Video work by Chinese artist Ai Weiwei
The installation Life Is a River (2012), by Brazilian artist Ernesto Neto, has been exhibited in the attic of a 400-year-old building which was once a coconut-fiber processing factory. To see the piece, one must climb up a dusty wooden ladder and through a hatch that leads up to the attic; optimally, without banging your head along the way. The air is so thick and heavy in this attic overheated by the sun that you can almost stir it like a dish of curry; which, as it happens to be, is what lies inside Neto's famous “bags of spices”. The orange fabric that makes up the lycra “socks” stuffed full of spices – which look a little bit like swollen cow udders – was found by the artist right there in Kachi's local marketplace. Through the cracks in the ceiling beams, one can just make out the river. Neto's piece in the biennial is a scented variation of his “monsters”, which began their marathon of popularity at 2001's Venice Biennale; there they had gained the status of “must-see objects”. The year before last, a related large-format installation by Neto could be seen at Rome's museum of contemporary art, Macro. If the piece at Macro was considered intriguing and slightly exotic – a gigantic “jellyfish” of spices that shocked not only with its size, shape and refined tonalities of color, but also, as one stands there in the ascetic white cube, with its marked effect on the sense of smell, – then in the attic in Kochi, one has the feeling that the piece is in its true place – at home.
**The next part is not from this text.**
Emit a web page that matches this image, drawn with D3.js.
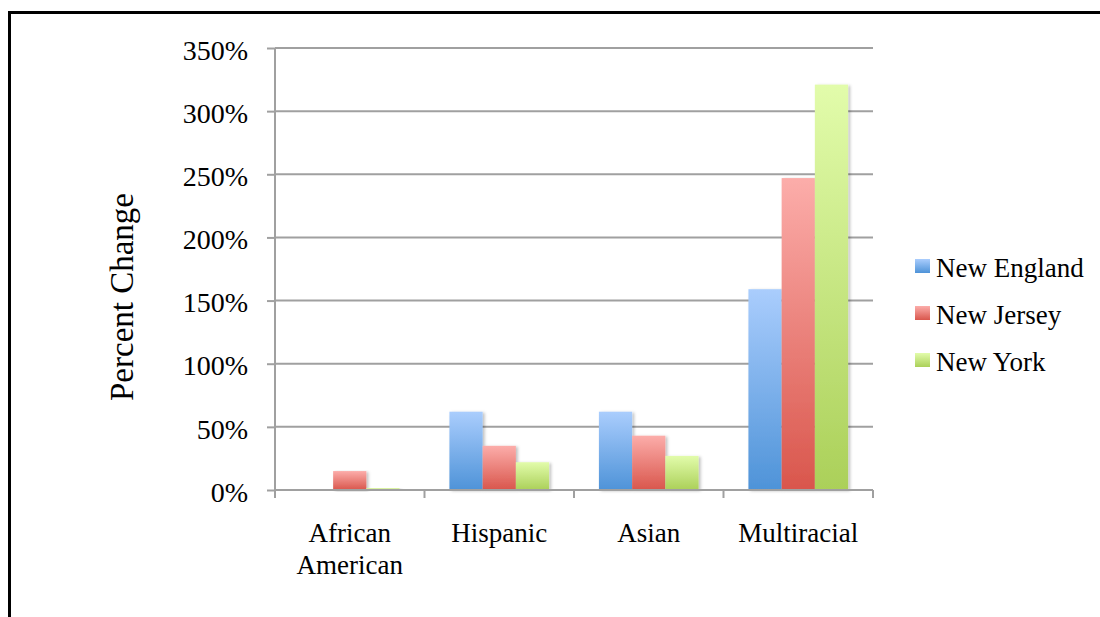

And it fits in so organically that one could almost believe that curry has always been kept in socks. It's a brutal, untamed kind of beauty.
Life Is a River by Brazilian artist Ernesto Neto
Although I must admit that the overall quality of art works at the biennial seems to be, at times, just as irregular as daily life in India, this character of robust “realness” just may be its greatest asset. The roughness of both the environment and the obvious handwork at play, as well as the utter lack of “big money” sniffing about, make it a healthy alternative to the current scene going on in the Western art market. The next Kochi-Muziris Biennale is scheduled for 2014.
TheKochi-Muziris Biennale in the Kerala State city of Kochi, India, continues until March 13, 2013.